#### SET PROBLEM:
Set down each line of the data below exactly as it stands, dropping the pictures.

#### SUPPLIED DATA:
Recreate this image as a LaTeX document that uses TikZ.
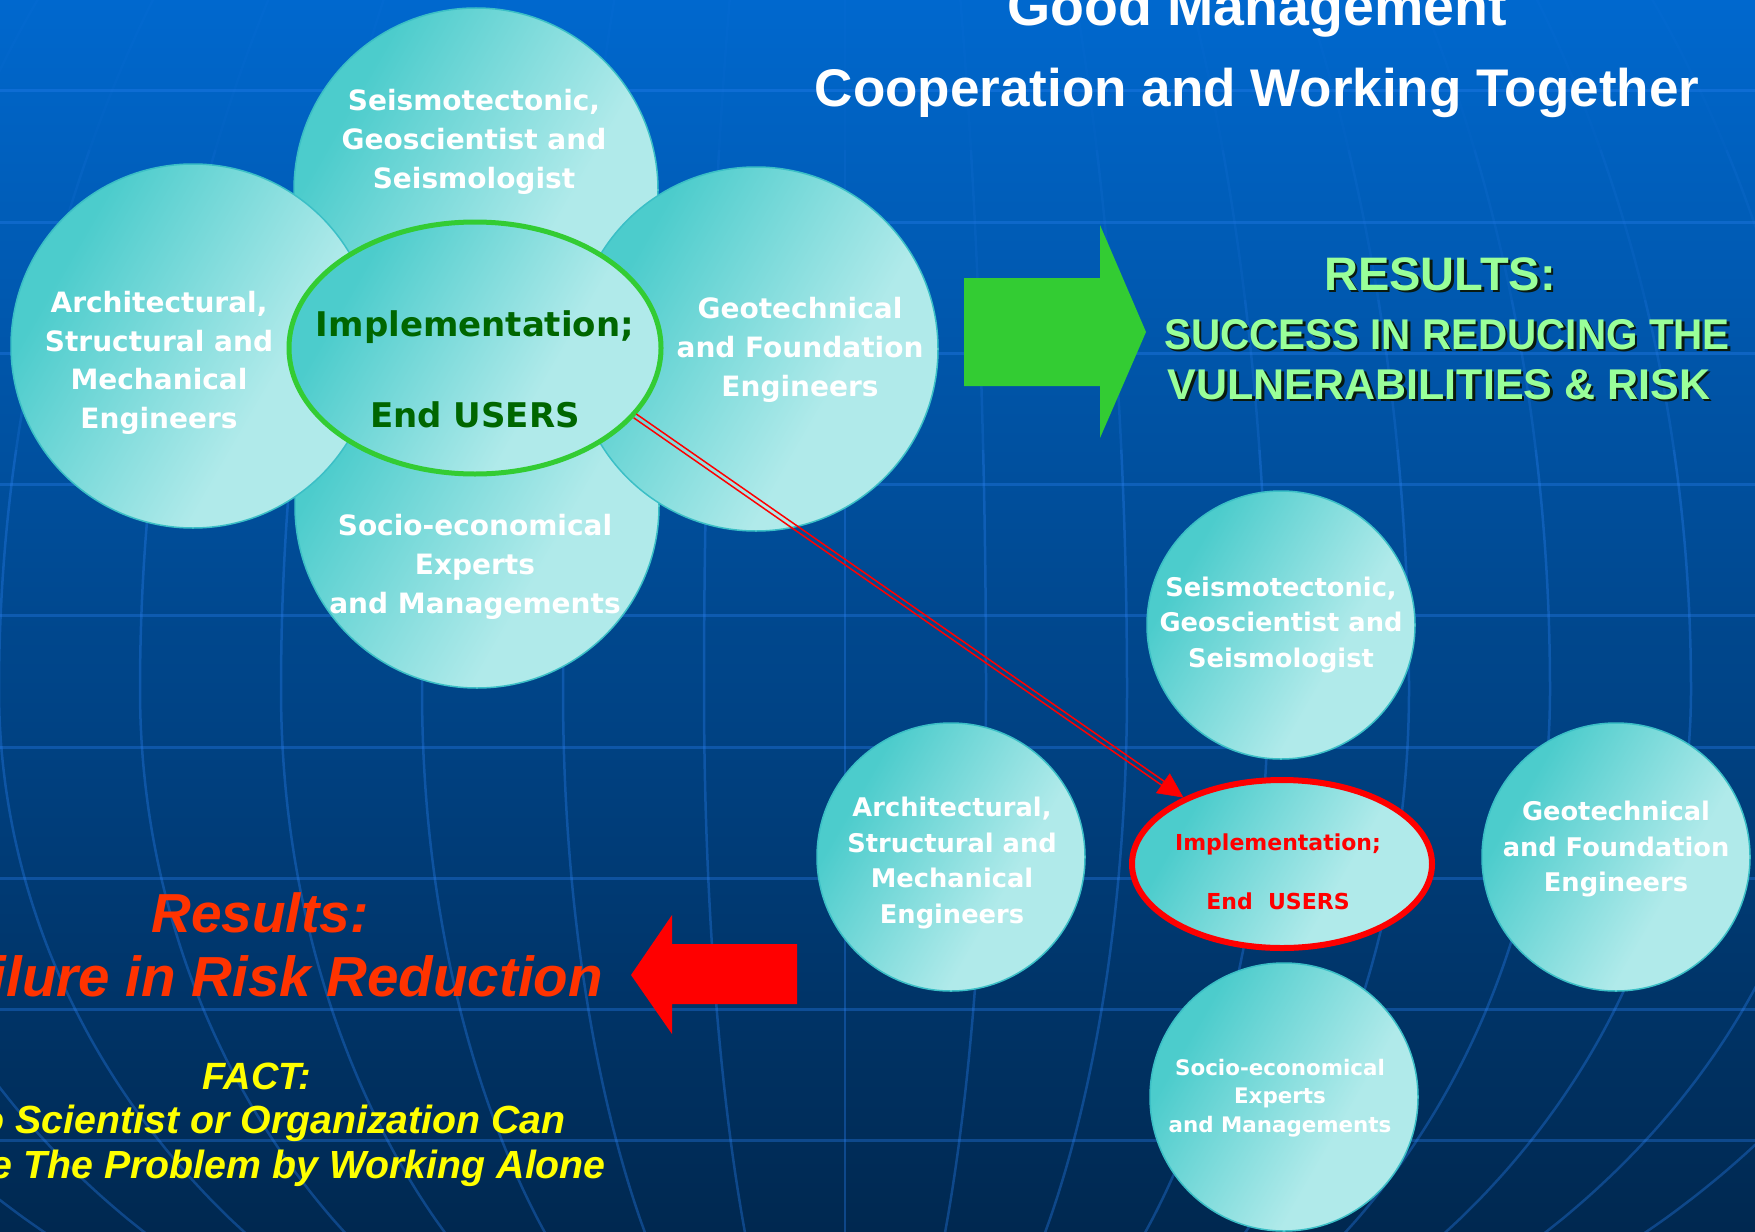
\documentclass[tikz,border=0pt]{standalone}
\usepackage{fontspec}
\usepackage{graphicx}
\setmainfont{Liberation Sans}
\newfontfamily\circfont{DejaVu Sans}
\usetikzlibrary{shapes.geometric, arrows.meta, calc}

\definecolor{bgTop}{HTML}{0068CE}
\definecolor{bgBot}{HTML}{002850}
\definecolor{gridC}{HTML}{2A80F0}
\definecolor{bubA}{HTML}{4CCCCC}
\definecolor{bubB}{HTML}{B0EAEA}
\definecolor{bubEdge}{HTML}{3BBFC6}
\definecolor{ringGreen}{HTML}{33CC33}
\definecolor{darkGreen}{HTML}{006600}
\definecolor{resGreen}{HTML}{99FF99}
\definecolor{shadowC}{HTML}{0A1A10}
\definecolor{arrowGreen}{HTML}{33CC33}
\definecolor{failRed}{HTML}{FF3300}
\definecolor{factYellow}{HTML}{FFFF00}

\pgfdeclarehorizontalshading{bubbleshade}{100bp}{color(0bp)=(bubA); color(29bp)=(bubA); color(62bp)=(bubB); color(100bp)=(bubB)}

\begin{document}
\begin{tikzpicture}[x=1pt, y=-1pt,
  declare function={gfun(\t)=(\t<690)*sqrt(1-((\t-690)/1200)*((\t-690)/1200))+(\t>=690)*sqrt(1-((\t-690)/770)*((\t-690)/770));},
  hline/.style={draw=gridC, draw opacity=0.35, line width=3pt},
  merid/.style={draw=gridC, draw opacity=#1, line width=2.5pt},
  bubble/.style={circle, draw=bubEdge, line width=1.5pt, shade, shading=bubbleshade, shading angle=-30, minimum size=#1, inner sep=0pt},
  ellbubble/.style={ellipse, shade, shading=bubbleshade, shading angle=-30, inner sep=0pt},
  ctext/.style={text=white, align=center, inner sep=0pt, font=\circfont\bfseries\fontsize{28}{38.7}\selectfont},
  ctextm/.style={text=white, align=center, inner sep=0pt, font=\circfont\bfseries\fontsize{25.7}{35.5}\selectfont},
  ctexts/.style={text=white, align=center, inner sep=0pt, font=\circfont\bfseries\fontsize{21.4}{28.5}\selectfont},
  title/.style={text=white, inner sep=0pt, anchor=base, font=\bfseries\fontsize{#1}{#1}\selectfont},
  restext/.style={inner sep=0pt, anchor=base, font=\bfseries\fontsize{#1}{#1}\selectfont},
  italtext/.style={inner sep=0pt, font=\bfseries\itshape\fontsize{#1}{#1}\selectfont},
  fatgreen/.style={fill=arrowGreen},
  fatred/.style={fill=red},
  linkline/.style={draw=red, line width=1.5pt, shorten >=20pt}
]
\useasboundingbox (0,0) rectangle (1755,1231);
\clip (0,0) rectangle (1755,1231);

% background
\shade[top color=bgTop, bottom color=bgBot] (0,0) rectangle (1755,1231);
\foreach \yy in {90,222,353,484,615,747,878,1009,1140}
  \draw[hline] (0,\yy) -- (1755,\yy);
\foreach \i in {-8,...,8}{
  \draw[merid=0.06] plot[domain=-10:150, samples=8, smooth, variable=\t] ({845+141*\i*gfun(\t)},\t);
  \draw[merid=0.12] plot[domain=150:300, samples=8, smooth, variable=\t] ({845+141*\i*gfun(\t)},\t);
  \draw[merid=0.22] plot[domain=300:450, samples=8, smooth, variable=\t] ({845+141*\i*gfun(\t)},\t);
  \draw[merid=0.35] plot[domain=450:1240, samples=36, smooth, variable=\t] ({845+141*\i*gfun(\t)},\t);
}

% titles
\node[title=55.5] (tgood) at (1257,26) {Good Management};
\node[title=53] (tcoop) at (1257,106) {Cooperation and Working Together};

% top cluster
\node[bubble=364pt] (t1) at (476,190) {};
\node[bubble=364pt] (b1) at (477,506) {};
\node[bubble=364pt] (l1) at (193,346) {};
\node[bubble=364pt] (r1) at (756,349) {};
\node[ellbubble, draw=ringGreen, line width=5pt, minimum width=372pt, minimum height=252pt] (e1) at (475,348) {};

\node[ctext] (t1txt) at (474,142) {Seismotectonic,\\Geoscientist and\\Seismologist};
\node[ctext] (l1txt) at (159,363) {Architectural,\\Structural and\\Mechanical\\Engineers};
\node[ctext] (r1txt) at (800,350) {Geotechnical\\and Foundation\\Engineers};
\node[ctext] (b1txt) at (475,567) {Socio-economical\\Experts\\and Managements};
\node[text=darkGreen, inner sep=0pt, font=\circfont\bfseries\fontsize{34}{40}\selectfont] (e1a) at (475,327) {Implementation;};
\node[text=darkGreen, inner sep=0pt, font=\circfont\bfseries\fontsize{34}{40}\selectfont] (e1b) at (475,415) {End USERS};

% bottom cluster
\node[bubble=268pt] (t2) at (1281,625) {};
\node[bubble=268pt] (l2) at (951,857) {};
\node[bubble=268pt] (r2) at (1616,857) {};
\node[bubble=268pt] (b2) at (1284,1097) {};
\node[ellbubble, draw=red, line width=6pt, minimum width=300pt, minimum height=168pt] (e2) at (1282,864) {};

\node[ctextm] (t2txt) at (1281,625) {Seismotectonic,\\Geoscientist and\\Seismologist};
\node[ctextm] (l2txt) at (952,863) {Architectural,\\Structural and\\Mechanical\\Engineers};
\node[ctextm] (r2txt) at (1616,849) {Geotechnical\\and Foundation\\Engineers};
\node[ctexts] (b2txt) at (1280,1098) {Socio-economical\\Experts\\and Managements};
\node[text=red, inner sep=0pt, font=\circfont\bfseries\fontsize{22}{26}\selectfont] (e2a) at (1278,844) {Implementation;};
\node[text=red, inner sep=0pt, font=\circfont\bfseries\fontsize{22}{26}\selectfont] (e2b) at (1278,901) {End\ \ USERS};

% double red connector
\draw[linkline, transform canvas={shift={(1.31pt,1.89pt)}}] (e1.-23) -- (e2.146);
\draw[linkline, transform canvas={shift={(-1.31pt,-1.89pt)}}] (e1.-23) -- (e2.146);
\draw[red, line width=0.5pt, -{Triangle[length=25pt, width=24pt]}] ($(e2.146)!26pt!(e1.-23)$) -- (e2.146);

% green fat arrow and results
\fill[fatgreen] (964,278) -- (1100,278) -- (1100,225) -- (1146,332) -- (1100,438) -- (1100,386) -- (964,386) -- cycle;
\node[restext=47, text=shadowC] (res0s) at (1442.5,292.5) {RESULTS:};
\node[restext=47, text=resGreen] (res0) at (1440,290) {RESULTS:};
\node[restext=43, text=shadowC] (res1s) at (1449.5,351.5) {\scalebox{0.94}[1]{SUCCESS IN REDUCING THE}};
\node[restext=43, text=resGreen] (res1) at (1447,349) {\scalebox{0.94}[1]{SUCCESS IN REDUCING THE}};
\node[restext=43, text=shadowC] (res2s) at (1441.5,401.5) {VULNERABILITIES \& RISK};
\node[restext=43, text=resGreen] (res2) at (1439,399) {VULNERABILITIES \& RISK};

% red fat arrow and failure texts
\fill[fatred] (797,944) -- (672,944) -- (672,915) -- (631,975) -- (672,1034) -- (672,1004) -- (797,1004) -- cycle;
\node[italtext=55, text=failRed, anchor=base] (fres) at (260,932) {Results:};
\node[italtext=56.5, text=failRed, anchor=base east] (ffail) at (603,996) {Failure in Risk Reduction};
\node[italtext=38, text=factYellow, anchor=base] (fact) at (257,1089) {FACT:};
\node[italtext=39.3, text=factYellow, anchor=base east] (fact1) at (566,1133) {No Scientist or Organization Can};
\node[italtext=39.3, text=factYellow, anchor=base east] (fact2) at (606,1178) {Solve The Problem by Working Alone};
\end{tikzpicture}
\end{document}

#### WRITTEN ANSWER:
Recreate this image as a LaTeX document that uses TikZ.
\documentclass[tikz,border=0pt]{standalone}
\usepackage{fontspec}
\usepackage{graphicx}
\setmainfont{Liberation Sans}
\newfontfamily\circfont{DejaVu Sans}
\usetikzlibrary{shapes.geometric, arrows.meta, calc}

\definecolor{bgTop}{HTML}{0068CE}
\definecolor{bgBot}{HTML}{002850}
\definecolor{gridC}{HTML}{2A80F0}
\definecolor{bubA}{HTML}{4CCCCC}
\definecolor{bubB}{HTML}{B0EAEA}
\definecolor{bubEdge}{HTML}{3BBFC6}
\definecolor{ringGreen}{HTML}{33CC33}
\definecolor{darkGreen}{HTML}{006600}
\definecolor{resGreen}{HTML}{99FF99}
\definecolor{shadowC}{HTML}{0A1A10}
\definecolor{arrowGreen}{HTML}{33CC33}
\definecolor{failRed}{HTML}{FF3300}
\definecolor{factYellow}{HTML}{FFFF00}

\pgfdeclarehorizontalshading{bubbleshade}{100bp}{color(0bp)=(bubA); color(29bp)=(bubA); color(62bp)=(bubB); color(100bp)=(bubB)}

\begin{document}
\begin{tikzpicture}[x=1pt, y=-1pt,
  declare function={gfun(\t)=(\t<690)*sqrt(1-((\t-690)/1200)*((\t-690)/1200))+(\t>=690)*sqrt(1-((\t-690)/770)*((\t-690)/770));},
  hline/.style={draw=gridC, draw opacity=0.35, line width=3pt},
  merid/.style={draw=gridC, draw opacity=#1, line width=2.5pt},
  bubble/.style={circle, draw=bubEdge, line width=1.5pt, shade, shading=bubbleshade, shading angle=-30, minimum size=#1, inner sep=0pt},
  ellbubble/.style={ellipse, shade, shading=bubbleshade, shading angle=-30, inner sep=0pt},
  ctext/.style={text=white, align=center, inner sep=0pt, font=\circfont\bfseries\fontsize{28}{38.7}\selectfont},
  ctextm/.style={text=white, align=center, inner sep=0pt, font=\circfont\bfseries\fontsize{25.7}{35.5}\selectfont},
  ctexts/.style={text=white, align=center, inner sep=0pt, font=\circfont\bfseries\fontsize{21.4}{28.5}\selectfont},
  title/.style={text=white, inner sep=0pt, anchor=base, font=\bfseries\fontsize{#1}{#1}\selectfont},
  restext/.style={inner sep=0pt, anchor=base, font=\bfseries\fontsize{#1}{#1}\selectfont},
  italtext/.style={inner sep=0pt, font=\bfseries\itshape\fontsize{#1}{#1}\selectfont},
  fatgreen/.style={fill=arrowGreen},
  fatred/.style={fill=red},
  linkline/.style={draw=red, line width=1.5pt, shorten >=20pt}
]
\useasboundingbox (0,0) rectangle (1755,1231);
\clip (0,0) rectangle (1755,1231);

% background
\shade[top color=bgTop, bottom color=bgBot] (0,0) rectangle (1755,1231);
\foreach \yy in {90,222,353,484,615,747,878,1009,1140}
  \draw[hline] (0,\yy) -- (1755,\yy);
\foreach \i in {-8,...,8}{
  \draw[merid=0.06] plot[domain=-10:150, samples=8, smooth, variable=\t] ({845+141*\i*gfun(\t)},\t);
  \draw[merid=0.12] plot[domain=150:300, samples=8, smooth, variable=\t] ({845+141*\i*gfun(\t)},\t);
  \draw[merid=0.22] plot[domain=300:450, samples=8, smooth, variable=\t] ({845+141*\i*gfun(\t)},\t);
  \draw[merid=0.35] plot[domain=450:1240, samples=36, smooth, variable=\t] ({845+141*\i*gfun(\t)},\t);
}

% titles
\node[title=55.5] (tgood) at (1257,26) {Good Management};
\node[title=53] (tcoop) at (1257,106) {Cooperation and Working Together};

% top cluster
\node[bubble=364pt] (t1) at (476,190) {};
\node[bubble=364pt] (b1) at (477,506) {};
\node[bubble=364pt] (l1) at (193,346) {};
\node[bubble=364pt] (r1) at (756,349) {};
\node[ellbubble, draw=ringGreen, line width=5pt, minimum width=372pt, minimum height=252pt] (e1) at (475,348) {};

\node[ctext] (t1txt) at (474,142) {Seismotectonic,\\Geoscientist and\\Seismologist};
\node[ctext] (l1txt) at (159,363) {Architectural,\\Structural and\\Mechanical\\Engineers};
\node[ctext] (r1txt) at (800,350) {Geotechnical\\and Foundation\\Engineers};
\node[ctext] (b1txt) at (475,567) {Socio-economical\\Experts\\and Managements};
\node[text=darkGreen, inner sep=0pt, font=\circfont\bfseries\fontsize{34}{40}\selectfont] (e1a) at (475,327) {Implementation;};
\node[text=darkGreen, inner sep=0pt, font=\circfont\bfseries\fontsize{34}{40}\selectfont] (e1b) at (475,415) {End USERS};

% bottom cluster
\node[bubble=268pt] (t2) at (1281,625) {};
\node[bubble=268pt] (l2) at (951,857) {};
\node[bubble=268pt] (r2) at (1616,857) {};
\node[bubble=268pt] (b2) at (1284,1097) {};
\node[ellbubble, draw=red, line width=6pt, minimum width=300pt, minimum height=168pt] (e2) at (1282,864) {};

\node[ctextm] (t2txt) at (1281,625) {Seismotectonic,\\Geoscientist and\\Seismologist};
\node[ctextm] (l2txt) at (952,863) {Architectural,\\Structural and\\Mechanical\\Engineers};
\node[ctextm] (r2txt) at (1616,849) {Geotechnical\\and Foundation\\Engineers};
\node[ctexts] (b2txt) at (1280,1098) {Socio-economical\\Experts\\and Managements};
\node[text=red, inner sep=0pt, font=\circfont\bfseries\fontsize{22}{26}\selectfont] (e2a) at (1278,844) {Implementation;};
\node[text=red, inner sep=0pt, font=\circfont\bfseries\fontsize{22}{26}\selectfont] (e2b) at (1278,901) {End\ \ USERS};

% double red connector
\draw[linkline, transform canvas={shift={(1.31pt,1.89pt)}}] (e1.-23) -- (e2.146);
\draw[linkline, transform canvas={shift={(-1.31pt,-1.89pt)}}] (e1.-23) -- (e2.146);
\draw[red, line width=0.5pt, -{Triangle[length=25pt, width=24pt]}] ($(e2.146)!26pt!(e1.-23)$) -- (e2.146);

% green fat arrow and results
\fill[fatgreen] (964,278) -- (1100,278) -- (1100,225) -- (1146,332) -- (1100,438) -- (1100,386) -- (964,386) -- cycle;
\node[restext=47, text=shadowC] (res0s) at (1442.5,292.5) {RESULTS:};
\node[restext=47, text=resGreen] (res0) at (1440,290) {RESULTS:};
\node[restext=43, text=shadowC] (res1s) at (1449.5,351.5) {\scalebox{0.94}[1]{SUCCESS IN REDUCING THE}};
\node[restext=43, text=resGreen] (res1) at (1447,349) {\scalebox{0.94}[1]{SUCCESS IN REDUCING THE}};
\node[restext=43, text=shadowC] (res2s) at (1441.5,401.5) {VULNERABILITIES \& RISK};
\node[restext=43, text=resGreen] (res2) at (1439,399) {VULNERABILITIES \& RISK};

% red fat arrow and failure texts
\fill[fatred] (797,944) -- (672,944) -- (672,915) -- (631,975) -- (672,1034) -- (672,1004) -- (797,1004) -- cycle;
\node[italtext=55, text=failRed, anchor=base] (fres) at (260,932) {Results:};
\node[italtext=56.5, text=failRed, anchor=base east] (ffail) at (603,996) {Failure in Risk Reduction};
\node[italtext=38, text=factYellow, anchor=base] (fact) at (257,1089) {FACT:};
\node[italtext=39.3, text=factYellow, anchor=base east] (fact1) at (566,1133) {No Scientist or Organization Can};
\node[italtext=39.3, text=factYellow, anchor=base east] (fact2) at (606,1178) {Solve The Problem by Working Alone};
\end{tikzpicture}
\end{document}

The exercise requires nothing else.